Tropical Storm Harvey whipped itself into a Category 4 hurricane and made landfall in Rockport, Texas August 25, breaking a record no one is cheering about.
Harvey dumped more rain in a single storm in the U.S. since keeping track of weather events began. Houston, fourth largest city in the country, saw its streets turn into rivers of water and sewage after a record 51 inches (equivalent to over one trillion gallons) of torrential rain pounded the Texas coast and Houston for four days. On Wednesday, August 30, the sun finally came out.

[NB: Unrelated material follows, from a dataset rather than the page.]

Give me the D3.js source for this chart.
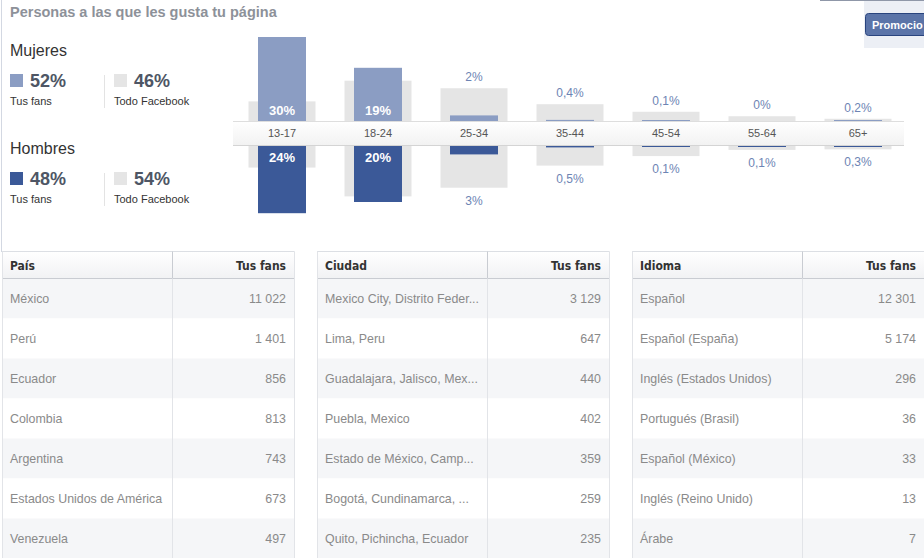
<!DOCTYPE html>
<html>
<head>
<meta charset="utf-8">
<script src="https://cdn.jsdelivr.net/npm/d3@7"></script>
<style>
  body { margin: 0; background: #fff; }
  svg { display: block; font-family: "Liberation Sans", Arial, sans-serif; }
</style>
</head>
<body>
<svg id="chart" width="924" height="558"></svg>
<script>
// Age groups and shares (%)
const ageGroups = ["13-17", "18-24", "25-34", "35-44", "45-54", "55-64", "65+"];
const womenFans = [30, 19, 2, 0.4, 0.1, 0, 0.2];
const menFans = [24, 20, 3, 0.5, 0.1, 0.1, 0.3];
const womenAll = [7, 14.4, 11.7, 6, 3.3, 1.7, 0.8];
const menAll = [7.7, 18, 14.9, 7, 3.6, 1.4, 1.2];

// Summary
const genders = ["Mujeres", "Hombres"];
const genderFans = [52, 48];
const genderAll = [46, 54];

// Tables
const countries = ["México", "Perú", "Ecuador", "Colombia", "Argentina", "Estados Unidos de América", "Venezuela"];
const countryFans = [11022, 1401, 856, 813, 743, 673, 497];
const cities = ["Mexico City, Distrito Feder...", "Lima, Peru", "Guadalajara, Jalisco, Mex...", "Puebla, Mexico", "Estado de México, Camp...", "Bogotá, Cundinamarca, ...", "Quito, Pichincha, Ecuador"];
const cityFans = [3129, 647, 440, 402, 359, 259, 235];
const languages = ["Español", "Español (España)", "Inglés (Estados Unidos)", "Portugués (Brasil)", "Español (México)", "Inglés (Reino Unido)", "Árabe"];
const languageFans = [12301, 5174, 296, 36, 33, 13, 7];

const womenColor = "#8b9dc3";
const menColor = "#3b5998";
const allColor = "#e5e5e5";
const labelColor = "#6d84b4";

const svg = d3.select("#chart");

const defs = svg.append("defs");
const bandGrad = defs.append("linearGradient").attr("id", "bandGrad").attr("x1", 0).attr("y1", 0).attr("x2", 0).attr("y2", 1);
bandGrad.append("stop").attr("offset", "0%").attr("stop-color", "#ffffff");
bandGrad.append("stop").attr("offset", "100%").attr("stop-color", "#f2f2f2");
const headGrad = defs.append("linearGradient").attr("id", "headGrad").attr("x1", 0).attr("y1", 0).attr("x2", 0).attr("y2", 1);
headGrad.append("stop").attr("offset", "0%").attr("stop-color", "#ffffff");
headGrad.append("stop").attr("offset", "100%").attr("stop-color", "#f1f2f4");

// Frame lines
svg.append("line").attr("x1", 1.5).attr("x2", 1.5).attr("y1", 0).attr("y2", 252)
  .attr("stroke", "#d3d8e2");
svg.append("line").attr("x1", 820).attr("x2", 924).attr("y1", 0.5).attr("y2", 0.5)
  .attr("stroke", "#8f97a8");

// Title
svg.append("text")
  .attr("x", 10).attr("y", 17)
  .attr("font-size", 14.5).attr("font-weight", "bold")
  .attr("fill", "#8d9199")
  .text("Personas a las que les gusta tu página");

// Promote button panel
svg.append("rect").attr("x", 864).attr("y", 1).attr("width", 60).attr("height", 47).attr("fill", "#eceff5");
svg.append("rect").attr("x", 865.5).attr("y", 13.5).attr("width", 70).attr("height", 22).attr("rx", 3)
  .attr("fill", "#5b74a8").attr("stroke", "#29447e");
svg.append("text").attr("x", 872).attr("y", 28.5)
  .attr("font-size", 11).attr("font-weight", "bold").attr("fill", "#fff")
  .text("Promocio");

// Gender summaries
const fmtPct = d => d3.format(".0f")(d) + "%";
genders.forEach((g, i) => {
  const y0 = 50 + i * 98;
  const grp = svg.append("g");
  grp.append("text").attr("x", 10).attr("y", y0 + 6)
    .attr("font-size", 16).attr("fill", "#333").text(g);
  grp.append("rect").attr("x", 10).attr("y", y0 + 24).attr("width", 13).attr("height", 13)
    .attr("fill", i === 0 ? womenColor : menColor);
  grp.append("text").attr("x", 30).attr("y", y0 + 37)
    .attr("font-size", 18).attr("font-weight", "bold").attr("fill", "#4e5665")
    .text(fmtPct(genderFans[i]));
  grp.append("text").attr("x", 10).attr("y", y0 + 55)
    .attr("font-size", 11).attr("fill", "#333").text("Tus fans");
  grp.append("line").attr("x1", 104.5).attr("x2", 104.5).attr("y1", y0 + 25).attr("y2", y0 + 58)
    .attr("stroke", "#e3e3e3");
  grp.append("rect").attr("x", 114).attr("y", y0 + 24).attr("width", 13).attr("height", 13)
    .attr("fill", allColor);
  grp.append("text").attr("x", 134).attr("y", y0 + 37)
    .attr("font-size", 18).attr("font-weight", "bold").attr("fill", "#4e5665")
    .text(fmtPct(genderAll[i]));
  grp.append("text").attr("x", 114).attr("y", y0 + 55)
    .attr("font-size", 11).attr("fill", "#333").text("Todo Facebook");
});

// Age chart
const topBase = 121;
const botBase = 146;
const x = d3.scaleBand().domain(ageGroups).range([234, 906]);
const h = d3.scaleLinear().domain([0, 30]).range([0, 84]);
const barW = 48;
const greyW = 67;
const cx = d => x(d) + x.bandwidth() / 2;
const barH = v => v > 0 ? Math.max(1, h(v)) : 0;
const fmtVal = v => String(v).replace(".", ",") + "%";

const rows = ageGroups.map((a, i) => ({
  age: a, wf: womenFans[i], mf: menFans[i], wa: womenAll[i], ma: menAll[i]
}));

const chart = svg.append("g");

// Facebook-wide (grey) boxes
chart.selectAll(".allTop").data(rows).enter().append("rect")
  .attr("x", d => cx(d.age) - greyW / 2).attr("width", greyW)
  .attr("y", d => topBase - h(d.wa)).attr("height", d => h(d.wa))
  .attr("fill", allColor);
chart.selectAll(".allBot").data(rows).enter().append("rect")
  .attr("x", d => cx(d.age) - greyW / 2).attr("width", greyW)
  .attr("y", botBase).attr("height", d => h(d.ma))
  .attr("fill", allColor);

// Fan bars
chart.selectAll(".fanTop").data(rows).enter().append("rect")
  .attr("x", d => cx(d.age) - barW / 2).attr("width", barW)
  .attr("y", d => topBase - barH(d.wf)).attr("height", d => barH(d.wf))
  .attr("fill", womenColor);
chart.selectAll(".fanBot").data(rows).enter().append("rect")
  .attr("x", d => cx(d.age) - barW / 2).attr("width", barW)
  .attr("y", botBase).attr("height", d => barH(d.mf))
  .attr("fill", menColor);

// Age band
chart.append("rect").attr("x", 233).attr("y", topBase).attr("width", 671).attr("height", botBase - topBase)
  .attr("fill", "url(#bandGrad)");
chart.append("line").attr("x1", 233).attr("x2", 904).attr("y1", topBase + 0.5).attr("y2", topBase + 0.5).attr("stroke", "#dedede");
chart.append("line").attr("x1", 233).attr("x2", 904).attr("y1", botBase - 0.5).attr("y2", botBase - 0.5).attr("stroke", "#d4d4d4");
chart.selectAll(".ageLbl").data(rows).enter().append("text")
  .attr("x", d => cx(d.age)).attr("y", 137)
  .attr("text-anchor", "middle").attr("font-size", 11).attr("fill", "#555")
  .text(d => d.age);

// Value labels
const inside = v => h(v) > 30;
chart.selectAll(".lblTop").data(rows).enter().append("text")
  .attr("x", d => cx(d.age))
  .attr("y", d => inside(d.wf) ? topBase - 6 : topBase - Math.max(h(d.wa), barH(d.wf)) - 7)
  .attr("text-anchor", "middle")
  .attr("font-size", d => inside(d.wf) ? 13 : 12)
  .attr("font-weight", d => inside(d.wf) ? "bold" : "normal")
  .attr("fill", d => inside(d.wf) ? "#fff" : labelColor)
  .text(d => fmtVal(d.wf));
chart.selectAll(".lblBot").data(rows).enter().append("text")
  .attr("x", d => cx(d.age))
  .attr("y", d => inside(d.mf) ? botBase + 16 : botBase + Math.max(h(d.ma), barH(d.mf)) + 17)
  .attr("text-anchor", "middle")
  .attr("font-size", d => inside(d.mf) ? 13 : 12)
  .attr("font-weight", d => inside(d.mf) ? "bold" : "normal")
  .attr("fill", d => inside(d.mf) ? "#fff" : labelColor)
  .text(d => fmtVal(d.mf));

// Tables
const fmtNum = d3.formatLocale({ decimal: ",", thousands: "\u00a0", grouping: [3], currency: ["", ""] }).format(",d");
const tables = [
  { title: "País", names: countries, values: countryFans, x0: 2, x1: 294.5, div: 172 },
  { title: "Ciudad", names: cities, values: cityFans, x0: 317, x1: 609.5, div: 487 },
  { title: "Idioma", names: languages, values: languageFans, x0: 632, x1: 930, div: 802 }
];
const headTop = 251.5;
const headH = 27;
const rowH = 40;

tables.forEach(t => {
  const g = svg.append("g");
  const rowY = d3.scaleBand().domain(d3.range(t.names.length)).range([headTop + headH, headTop + headH + rowH * t.names.length]);
  g.append("rect").attr("x", t.x0).attr("y", headTop).attr("width", t.x1 - t.x0).attr("height", headH)
    .attr("fill", "url(#headGrad)");
  g.selectAll(".row").data(t.names).enter().append("rect")
    .attr("x", t.x0).attr("width", t.x1 - t.x0)
    .attr("y", (d, i) => rowY(i)).attr("height", rowY.bandwidth())
    .attr("fill", (d, i) => i % 2 === 0 ? "#f5f6f8" : "#ffffff");
  g.append("line").attr("x1", t.x0).attr("x2", t.x1).attr("y1", headTop).attr("y2", headTop).attr("stroke", "#dcdfe4");
  g.append("line").attr("x1", t.x0).attr("x2", t.x1).attr("y1", headTop + headH).attr("y2", headTop + headH).attr("stroke", "#c9ccd2");
  g.append("line").attr("x1", t.x0 + 0.5).attr("x2", t.x0 + 0.5).attr("y1", headTop).attr("y2", 558).attr("stroke", "#e2e4e8");
  g.append("line").attr("x1", t.x1).attr("x2", t.x1).attr("y1", headTop).attr("y2", 558).attr("stroke", "#e2e4e8");
  g.append("line").attr("x1", t.div + 0.5).attr("x2", t.div + 0.5).attr("y1", headTop).attr("y2", headTop + headH).attr("stroke", "#c9ccd2");
  g.append("line").attr("x1", t.div + 0.5).attr("x2", t.div + 0.5).attr("y1", headTop + headH).attr("y2", 558).attr("stroke", "#e2e4e8");
  g.append("text").attr("x", t.x0 + 8).attr("y", headTop + 18)
    .attr("font-family", "'DejaVu Sans Condensed', 'DejaVu Sans', sans-serif")
    .attr("font-size", 12).attr("font-weight", "bold").attr("fill", "#333").text(t.title);
  g.append("text").attr("x", t.div + 114).attr("y", headTop + 18).attr("text-anchor", "end")
    .attr("font-family", "'DejaVu Sans Condensed', 'DejaVu Sans', sans-serif")
    .attr("font-size", 12).attr("font-weight", "bold").attr("fill", "#333").text("Tus fans");
  g.selectAll(".name").data(t.names).enter().append("text")
    .attr("x", t.x0 + 8).attr("y", (d, i) => rowY(i) + 24)
    .attr("font-size", 12.4).attr("fill", "#8a8a8a").text(d => d);
  g.selectAll(".val").data(t.values).enter().append("text")
    .attr("x", t.div + 114).attr("y", (d, i) => rowY(i) + 24).attr("text-anchor", "end")
    .attr("font-size", 12.4).attr("fill", "#8a8a8a").text(d => fmtNum(d));
});
</script>
</body>
</html>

Nearly 40 people have died as a result of Harvey, now downgraded to a tropical storm—a number that will likely rise as flood waters recede. More than 35,000 people are sleeping in shelters. Another 300,000 are without electricity, with many trapped in their homes. In many places, waters reached as high as the second floor of homes and office buildings. The city is at a virtual standstill as it waits for waters to recede.
President Donald Trump went to Corpus Christi on Tuesday, saying Hurricane Harvey was expected to be “the most expensive natural disaster in U.S. history.” He pledged to work with Congress to provide immediate federal relief to the flood-ravaged areas. He also thanked Texas Gov. Greg Abbott for keeping the White House posted before the hurricane made landfall. Financial forecasts put damages in the billions.
After wreaking havoc on Houston, Harvey returned to sea, turned and made landfall again in Louisiana, still recovering from the devastation Hurricane Katrina brought with it in late August, 2005. Now downgraded to a tropical storm, the historic hurricane’s remnants are expected to affect the Hudson Valley region over Labor Day weekend.
Gov. Andrew Cuomo has already sent hundreds of National Guard members to Houston to assist in recovery efforts. County Executive Ed Day will meet with the media on this morning, August 31, to lay out plans on how Rockland can help to support efforts to help those affected.